Love conquers all. That evergreen sentiment lights up this short novel, the first U.S. publication for its Irish author.
A knife flashes and a boy is cut in the opening sentence. It’s a minor injury in a children’s scuffle, but also a portent of the violence ahead. The setting is Gigondas, a village in a wine-making region of Provence. Most of the action takes place in the summer of 1920, when the fight victim, Christian Aragon, the lead and narrator, is almost 17 and about to graduate from high school. It’s only two years since the end of the Great War, in which Christian’s older brother Eugene was killed. Their father, the bullying, egotistical Robert, had expected Eugene to succeed him as a wine-maker, the family business for two centuries. Now that duty falls to Christian, but he’s resisting; he intends to make his own way in life. (His timid mother stands apart from the struggle.) Life at the chateau since Eugene’s death has become an empty ritual.
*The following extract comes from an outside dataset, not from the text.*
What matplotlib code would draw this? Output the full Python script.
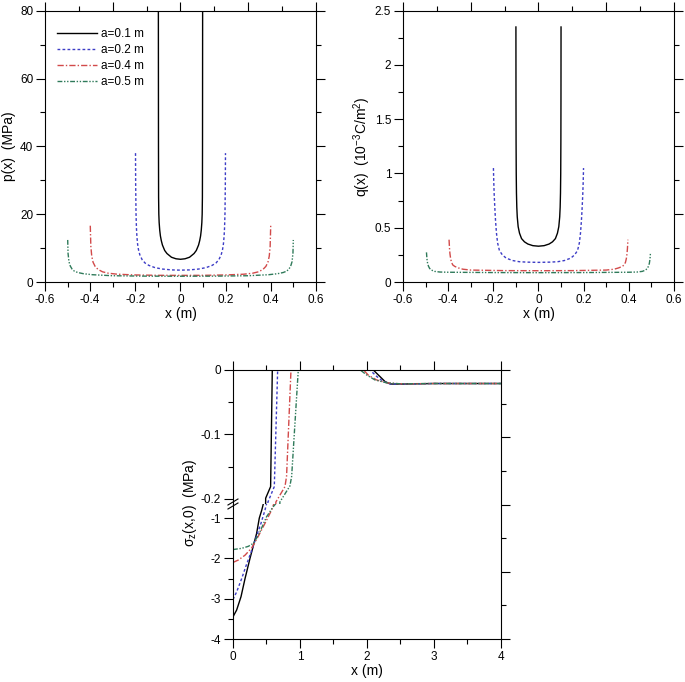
import numpy as np
import matplotlib
matplotlib.use('Agg')
import matplotlib.pyplot as plt
from matplotlib.ticker import FuncFormatter

plt.rcParams['font.family'] = ['Liberation Sans', 'DejaVu Sans']
plt.rcParams['mathtext.fontset'] = 'custom'
plt.rcParams['mathtext.rm'] = 'Liberation Sans'
plt.rcParams['mathtext.it'] = 'Liberation Sans:italic'
plt.rcParams['axes.unicode_minus'] = False

labels = ['a=0.1 m', 'a=0.2 m', 'a=0.4 m', 'a=0.5 m']

# p(x), MPa
p_x1 = [-0.098, -0.0975, -0.097, -0.096, -0.0945, -0.092, -0.089, -0.085, -0.08, -0.07, -0.06, -0.04, -0.02, 0,
        0.02, 0.04, 0.06, 0.07, 0.08, 0.085, 0.089, 0.092, 0.0945, 0.096, 0.097, 0.0975, 0.098]
p_y1 = [80, 40, 25, 20, 17.5, 15.3, 13.6, 12.2, 10.9, 9.3, 8.4, 7.3, 6.85, 6.7,
        6.85, 7.3, 8.4, 9.3, 10.9, 12.2, 13.6, 15.3, 17.5, 20, 25, 40, 80]
p_x2 = [-0.1992, -0.1985, -0.197, -0.195, -0.193, -0.19, -0.186, -0.18, -0.17, -0.157, -0.14, -0.113, -0.08, -0.04, 0,
        0.04, 0.08, 0.113, 0.14, 0.157, 0.17, 0.18, 0.186, 0.19, 0.193, 0.195, 0.197, 0.1985, 0.1992]
p_y2 = [38, 28.6, 20.3, 15.8, 13.4, 11.2, 9.5, 8.0, 6.6, 5.6, 4.9, 4.24, 3.82, 3.57, 3.5,
        3.57, 3.82, 4.24, 4.9, 5.6, 6.6, 8.0, 9.5, 11.2, 13.4, 15.8, 20.3, 28.6, 38]
p_x3 = [-0.3995, -0.397, -0.393, -0.387, -0.378, -0.365, -0.345, -0.32, -0.28, -0.2, -0.1, 0,
        0.1, 0.2, 0.28, 0.32, 0.345, 0.365, 0.378, 0.387, 0.393, 0.397, 0.3995]
p_y3 = [16.6, 10.5, 7.6, 5.8, 4.6, 3.7, 3.0, 2.6, 2.3, 2.08, 1.97, 1.95,
        1.97, 2.08, 2.3, 2.6, 3.0, 3.7, 4.6, 5.8, 7.6, 10.5, 16.6]
p_x4 = [-0.4995, -0.498, -0.494, -0.488, -0.48, -0.47, -0.455, -0.43, -0.39, -0.3, -0.15, 0,
        0.15, 0.3, 0.39, 0.43, 0.455, 0.47, 0.48, 0.488, 0.494, 0.498, 0.4995]
p_y4 = [12.4, 8.5, 6.0, 4.7, 3.8, 3.2, 2.8, 2.45, 2.15, 1.85, 1.73, 1.7,
        1.73, 1.85, 2.15, 2.45, 2.8, 3.2, 3.8, 4.7, 6.0, 8.5, 12.4]

# q(x), 10^-3 C/m^2
q_x1 = [-0.0999, -0.0996, -0.0992, -0.0985, -0.0975, -0.096, -0.094, -0.09, -0.084, -0.075, -0.062, -0.047, -0.025, 0,
        0.025, 0.047, 0.062, 0.075, 0.084, 0.09, 0.094, 0.096, 0.0975, 0.0985, 0.0992, 0.0996, 0.0999]
q_y1 = [2.35, 1.7, 1.3, 1.0, 0.82, 0.69, 0.6, 0.51, 0.45, 0.40, 0.37, 0.35, 0.335, 0.33,
        0.335, 0.35, 0.37, 0.40, 0.45, 0.51, 0.6, 0.69, 0.82, 1.0, 1.3, 1.7, 2.35]
q_x2 = [-0.1995, -0.198, -0.196, -0.193, -0.19, -0.186, -0.181, -0.173, -0.16, -0.143, -0.115, -0.085, -0.05, 0,
        0.05, 0.085, 0.115, 0.143, 0.16, 0.173, 0.181, 0.186, 0.19, 0.193, 0.196, 0.198, 0.1995]
q_y2 = [1.05, 0.92, 0.8, 0.67, 0.56, 0.45, 0.36, 0.29, 0.25, 0.22, 0.198, 0.187, 0.183, 0.181,
        0.183, 0.187, 0.198, 0.22, 0.25, 0.29, 0.36, 0.45, 0.56, 0.67, 0.8, 0.92, 1.05]
q_x3 = [-0.396, -0.394, -0.392, -0.389, -0.385, -0.379, -0.37, -0.355, -0.335, -0.3, -0.15, 0,
        0.15, 0.3, 0.335, 0.355, 0.37, 0.379, 0.385, 0.389, 0.392, 0.394, 0.396]
q_y3 = [0.39, 0.31, 0.26, 0.215, 0.18, 0.156, 0.143, 0.13, 0.118, 0.11, 0.105, 0.104,
        0.105, 0.11, 0.118, 0.13, 0.143, 0.156, 0.18, 0.215, 0.26, 0.31, 0.39]
q_x4 = [-0.496, -0.494, -0.491, -0.487, -0.482, -0.474, -0.46, -0.437, -0.4, -0.2, 0,
        0.2, 0.4, 0.437, 0.46, 0.474, 0.482, 0.487, 0.491, 0.494, 0.496]
q_y4 = [0.273, 0.215, 0.172, 0.145, 0.125, 0.11, 0.098, 0.092, 0.09, 0.087, 0.086,
        0.087, 0.09, 0.092, 0.098, 0.11, 0.125, 0.145, 0.172, 0.215, 0.273]

# sigma_z(x,0), MPa
s_x1 = [0, 0.055, 0.12, 0.18, 0.254, 0.31, 0.353, 0.393, 0.43, 0.46, 0.488, 0.562, 0.587,
        2.095, 2.195, 2.27, 2.35, 2.47, 2.7, 3.0, 3.5, 4.0]
s_y1 = [-3.45, -3.28, -2.95, -2.5, -2.0, -1.65, -1.38, -1.0, -0.8, -0.6, -0.199, -0.181, 0,
        0, -0.0103, -0.018, -0.0217, -0.022, -0.0215, -0.021, -0.021, -0.021]
s_x2 = [0, 0.055, 0.13, 0.2, 0.28, 0.31, 0.353, 0.418, 0.478, 0.505, 0.522, 0.617, 0.667,
        2.045, 2.145, 2.245, 2.35, 2.5, 3.0, 4.0]
s_y2 = [-3.02, -2.83, -2.5, -2.16, -1.8, -1.65, -1.44, -1.13, -0.8, -0.62, -0.205, -0.181, 0,
        0, -0.01, -0.018, -0.0217, -0.022, -0.021, -0.021]
s_x3 = [0, 0.08, 0.18, 0.28, 0.31, 0.378, 0.478, 0.577, 0.615, 0.64, 0.776, 0.8, 0.866,
        1.95, 2.02, 2.145, 2.3, 2.5, 3.0, 4.0]
s_y3 = [-2.1, -2.04, -1.92, -1.74, -1.65, -1.45, -1.13, -0.8, -0.62, -0.205, -0.181, -0.165, 0,
        0, -0.008, -0.0155, -0.02, -0.0215, -0.021, -0.021]
s_x4 = [0, 0.13, 0.23, 0.31, 0.4, 0.5, 0.6, 0.65, 0.70, 0.85, 0.876, 0.975,
        1.9, 2.0, 2.12, 2.3, 2.5, 3.0, 4.0]
s_y4 = [-1.78, -1.75, -1.70, -1.62, -1.35, -0.97, -0.72, -0.62, -0.205, -0.18, -0.165, 0,
        0, -0.008, -0.0155, -0.02, -0.0215, -0.021, -0.021]

colors = ['black', '#3c3cc6', '#d24a4a', '#2f7a5a']
styles = ['-', (0, (2, 1.6)), (0, (4.5, 1.5, 1, 1.5)), (0, (3.5, 1.2, 1, 1.2, 1, 1.2))]

fmt = FuncFormatter(lambda v, pos: '%g' % (round(v, 4) + 0.0))


def style_main(ax, bottom=True):
    ax.spines['top'].set_visible(False)
    ax.spines['right'].set_visible(False)
    ax.spines['bottom'].set_visible(bottom)
    ax.tick_params(which='both', direction='out', top=False, right=False,
                   bottom=bottom, labelbottom=bottom, labelsize=8.5, width=0.8, pad=2)
    ax.tick_params(which='major', length=6.5)
    ax.tick_params(which='minor', length=3.5)
    ax.xaxis.set_major_formatter(fmt)
    ax.yaxis.set_major_formatter(fmt)


def frame_top_right(rect):
    # top and right axes: 8 even steps, long tick every second one
    ov = fig.add_axes(rect, facecolor='none', zorder=3)
    ov.set_xlim(0, 8)
    ov.set_ylim(0, 8)
    ov.spines['left'].set_visible(False)
    ov.spines['bottom'].set_visible(False)
    ov.set_xticks([0, 2, 4, 6, 8])
    ov.set_xticks([1, 3, 5, 7], minor=True)
    ov.set_yticks([0, 2, 4, 6, 8])
    ov.set_yticks([1, 3, 5, 7], minor=True)
    ov.tick_params(which='both', direction='out', top=True, right=True, bottom=False, left=False,
                   labeltop=False, labelright=False, labelbottom=False, labelleft=False, width=0.8)
    ov.tick_params(which='major', length=6.5)
    ov.tick_params(which='minor', length=3.5)
    return ov


fig = plt.figure(figsize=(6.85, 6.82), dpi=100)

rect_p = [0.0657, 0.5865, 0.3956, 0.3978]
rect_q = [0.5883, 0.5865, 0.3956, 0.3978]

# p(x)
ax1 = fig.add_axes(rect_p)
for xs, ys, c, ls, lab in zip([p_x1, p_x2, p_x3, p_x4], [p_y1, p_y2, p_y3, p_y4], colors, styles, labels):
    ax1.plot(xs, ys, color=c, linestyle=ls, lw=1.0, label=lab)
ax1.set_xlim(-0.6, 0.6)
ax1.set_ylim(0, 80)
ax1.set_xticks(np.arange(-0.6, 0.61, 0.2))
ax1.set_xticks(np.arange(-0.5, 0.51, 0.2), minor=True)
ax1.set_yticks(np.arange(0, 81, 20))
ax1.set_yticks(np.arange(10, 71, 20), minor=True)
style_main(ax1)
ax1.set_xlabel('x (m)', fontsize=10, labelpad=1)
ax1.set_ylabel('p(x)  (MPa)', fontsize=10, labelpad=3)
ax1.legend(loc='upper left', bbox_to_anchor=(0.044, 0.935), frameon=False, fontsize=8.5,
           handlelength=3.4, handletextpad=0.35, labelspacing=0.33, borderaxespad=0, borderpad=0)
frame_top_right(rect_p)

# q(x)
ax2 = fig.add_axes(rect_q)
for xs, ys, c, ls in zip([q_x1, q_x2, q_x3, q_x4], [q_y1, q_y2, q_y3, q_y4], colors, styles):
    ax2.plot(xs, ys, color=c, linestyle=ls, lw=1.0)
ax2.set_xlim(-0.6, 0.6)
ax2.set_ylim(0, 2.5)
ax2.set_xticks(np.arange(-0.6, 0.61, 0.2))
ax2.set_xticks(np.arange(-0.5, 0.51, 0.2), minor=True)
ax2.set_yticks(np.arange(0, 2.51, 0.5))
ax2.set_yticks(np.arange(0.25, 2.3, 0.5), minor=True)
style_main(ax2)
ax2.set_xlabel('x (m)', fontsize=10, labelpad=1)
ax2.set_ylabel('q(x)  (10$^{-3}$C/m$^{2}$)', fontsize=10, labelpad=1)
frame_top_right(rect_q)

# sigma_z(x,0), broken axis
left, width = 0.3401, 0.3912
rect_up = [left, 0.261, width, 0.1965]
rect_lo = [left, 0.063, width, 0.198]
ax_up = fig.add_axes(rect_up)
ax_lo = fig.add_axes(rect_lo)
for xs, ys, c, ls in zip([s_x1, s_x2, s_x3, s_x4], [s_y1, s_y2, s_y3, s_y4], colors, styles):
    ax_up.plot(xs, ys, color=c, linestyle=ls, lw=1.0)
    ax_lo.plot(xs, ys, color=c, linestyle=ls, lw=1.0)
for ax in (ax_up, ax_lo):
    ax.set_xlim(0, 4)
    ax.set_xticks(np.arange(0, 4.1, 1))
    ax.set_xticks(np.arange(0.5, 4, 1), minor=True)
ax_up.set_ylim(-0.208, 0)
ax_up.set_yticks([0, -0.1, -0.2])
ax_up.set_yticks([-0.05, -0.15], minor=True)
ax_lo.set_ylim(-4, -0.65)
ax_lo.set_yticks([-1, -2, -3, -4])
ax_lo.set_yticks([-1.5, -2.5, -3.5], minor=True)
style_main(ax_up, bottom=False)
style_main(ax_lo)
ax_lo.set_xlabel('x (m)', fontsize=10, labelpad=1)
frame_top_right([left, 0.063, width, 0.4575 - 0.063])
fig.text(190 / 685, 1 - 503 / 682, 'σ$_\\mathrm{z}$(x,0)  (MPa)', rotation=90,
         ha='center', va='center', fontsize=10)

# break marks on the left axis
dx, dy = 5 / 268, 3 / 135
for off in (2 / 135, -2 / 135):
    ax_lo.plot([-dx, dx], [1 + off - dy, 1 + off + dy], transform=ax_lo.transAxes,
               color='black', lw=0.8, clip_on=False)

fig.savefig('out.png', dpi=100)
School is more inviting, for Christian has fallen in love with his beautiful 24-year-old geography teacher Vivienne Pleyden, who lives alone since her brutally abusive husband disappeared, to dodge the draft. Christian’s love for her is innocent, passionate and unconditional. Vivienne reciprocates it, as he discovers on an officially sanctioned school trip to Avignon. He loses his virginity to her in the confessional box of a church. What might have been messy and mawkish is redeemed by Bowman’s fresh, invigorating prose. Back in Gigondas, everything changes. There’s a murder, a crime of passion, followed by a courtroom drama and its lengthy aftermath. From the rhythms of a coming-of-age story, with its incremental discoveries, we are plunged into a maelstrom.
Bowman is a robust storyteller, and he keeps us hooked, but a last-minute revelation, recasting the killer’s identity, undercuts what had been the novel’s greatest appeal, its forthrightness.